Have you recently noticed some changes to your toenails that don’t look too good?

Are you wondering what it could be?

Have you now become a victim of the dreaded “fungal toenail infection”?

Is it possible that your nails might not be infected with fungus, but could possibly have something else wrong with them? After all, a lot of nail conditions can present very similarly.

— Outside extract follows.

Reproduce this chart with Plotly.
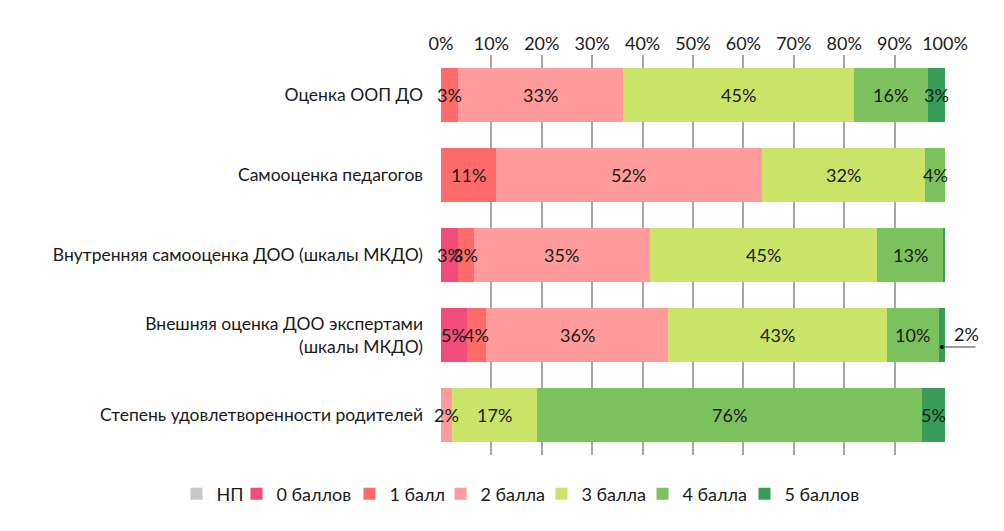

Let’s look at a few classic examples of nail conditions that may be mistaken for fungal nails:

  1. Nails and ridges in the nail plate: Vertical lines in the nail plate are somewhat considered completely normal and are common during periods of hormonal change (e.g. pregnancy). Other reasons some peoples’ nails will show new lines or ridges is due to some medications (e.g. chemotherapy).
  2. Senile Nails: Nails naturally have a tendency to become more brittle as a person ages. Tip: you can slow down this process by not soaking your fingernails in water.
  3. Whitish or yellowish nails: The presence of whitish or yellow-like section/portion of nail can be caused by “onycholysis”. Onycholysis is when the nail plate separates or “lifts” from the nail bed. Most of the time this can occur secondary to trauma or the nail being so long that it catches onto something and lifts. The colour you see is air beneath the nail plate. The treatment for this, is to cut the nail back all the way to the attached portion. If a lifted nail persists, this can lead to a possible fungal infection of the nail.
  4. Greenish coloured nails: This can be caused by a bacteria called, Pseudomonasbacteria, which grow under a nail that has partially separated from the nail bed. This infection may cause a really bad odour from the nails. The treatment is to trim the nail short every four weeks, don’t clean it, polish if you want to hide the color, and wait two to three months
  5. Pitted nails: May be associated with psoriasis or other skin or systemic conditions which affect the nail matrix (nail root).
  6. Chronic nail trauma: such as tight footwear, excessive downhill running (where your toenail hits the shoe).
  7. Nail polish damage: Some dark-coloured nail polishes or shellac/gel can stain the toenails with a whitish colour that can be commonly mistaken for fungus

 

The best way to confirm what condition is affecting your nails is to see a podiatrist as we all very familiar with every nail condition and we can lead you on the right treatment path.